The Davidson County Election Commission is expected to reconsider a controversial vote that one member said would call for “profiling” foreign-born voters. The commission voted 3-2 on Feb. 21 to ask the Tennessee Department of Safety and Homeland Security to review the citizenship status of recently registered voters who were born outside the United States. But Metro attorneys later said doing so would violate the 14th Amendment of the U.S. Constitution and the National Voter Registration Act — also known as the “motor voter law” — by creating two different classes of voters and scrutinizing one class more than the other. Steve Abernathy, the Republican election commissioner who proposed the move, said he wanted to see whether non-citizens, while living here legally, have been improperly registering to vote during the process of applying for driver’s licenses. “The process at the Department of Safety is not set up to prevent them from completing a voter registration card,” Abernathy said. “And then (state officials) send that information to the election commission, but all we get is the completed card. We don’t get the backup information. There’s no way to verify a person’s citizenship at the Davidson County Election Commission.”
But A.J. Starling, a Democratic election commissioner who voted against the plan, said it “didn’t pass the smell test.”
“Steve seemed to think this is a major issue,” Starling said. “But the process we were going to go through was actually profiling, in my opinion, because we were taking just the (foreign-born) folk. I was saying, ‘We need to be careful about what this is going to look like. It looks like we’re going after immigrants.’ ”

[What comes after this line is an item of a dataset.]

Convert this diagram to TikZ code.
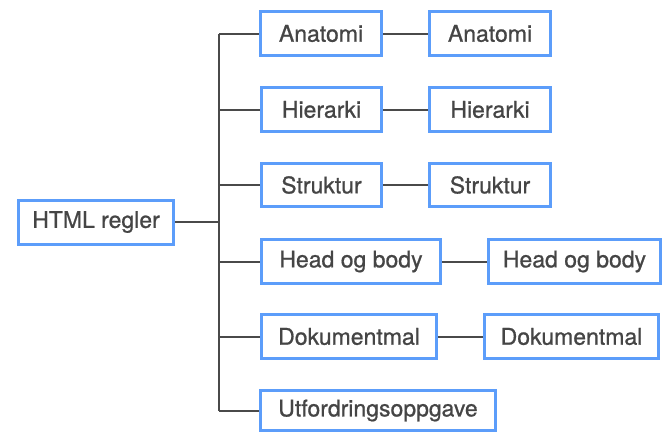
\documentclass[tikz,border=0pt]{standalone}
\usepackage{fontspec}
\setmainfont{TeX Gyre Heros}
\newfontfamily\boxfont[FakeBold=0.8]{TeX Gyre Heros}
\definecolor{boxblue}{HTML}{5C9DFA}
\definecolor{linegray}{HTML}{4A4A4A}
\definecolor{textgray}{HTML}{454545}
\begin{document}
\begin{tikzpicture}[x=1pt,y=-1pt,
  box/.style={draw=boxblue, line width=3pt, fill=white, rectangle, inner sep=0pt,
    text=textgray, font=\boxfont\fontsize{23}{26}\selectfont, minimum height=44pt},
  conn/.style={draw=linegray, line width=2pt}]
\useasboundingbox (0,0) rectangle (664,434);
% nodes
\node[box, minimum width=155pt] (root) at (96,222) {HTML regler};
\node[box, minimum width=121pt] (a1) at (321,33.5) {Anatomi};
\node[box, minimum width=121pt] (a2) at (490,33.5) {Anatomi};
\node[box, minimum width=120pt] (h1) at (321.5,109.5) {Hierarki};
\node[box, minimum width=121pt] (h2) at (490,109.5) {Hierarki};
\node[box, minimum width=120pt, minimum height=43pt] (s1) at (321.5,185) {Struktur};
\node[box, minimum width=121pt, minimum height=43pt] (s2) at (490,185) {Struktur};
\node[box, minimum width=179pt] (b1) at (351,261.5) {Head og body};
\node[box, minimum width=172pt] (b2) at (574.5,261.5) {Head og body};
\node[box, minimum width=175pt] (d1) at (349,336.5) {Dokumentmal};
\node[box, minimum width=174pt] (d2) at (571.5,336.5) {Dokumentmal};
\node[box, minimum width=235pt, minimum height=40pt] (u1) at (378,410.5) {Utfordringsoppgave};
% connectors
\coordinate (tk) at (219,222);
\draw[conn] (tk |- a1.west) -- (tk |- u1.west);
\draw[conn] (root.east) -- (tk);
\foreach \n in {a1,h1,s1,b1,d1,u1} \draw[conn] (tk |- \n.west) -- (\n.west);
\draw[conn] (a1.east) -- (a2.west);
\draw[conn] (h1.east) -- (h2.west);
\draw[conn] (s1.east) -- (s2.west);
\draw[conn] (b1.east) -- (b2.west);
\draw[conn] (d1.east) -- (d2.west);
\end{tikzpicture}
\end{document}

Patricia Heim, a Republican commissioner, joined Starling in the minority opposing the proposal. Heim said she didn’t think the commission should investigate a subset of voters “after the fact.”
“Singling out someone who answers yes to the citizenship question, answers yes to the residency, answers yes to the age, answers no to the felony and provides all other information but indicates they were born outside the U.S., I think that is asking to treat them differently,” she said.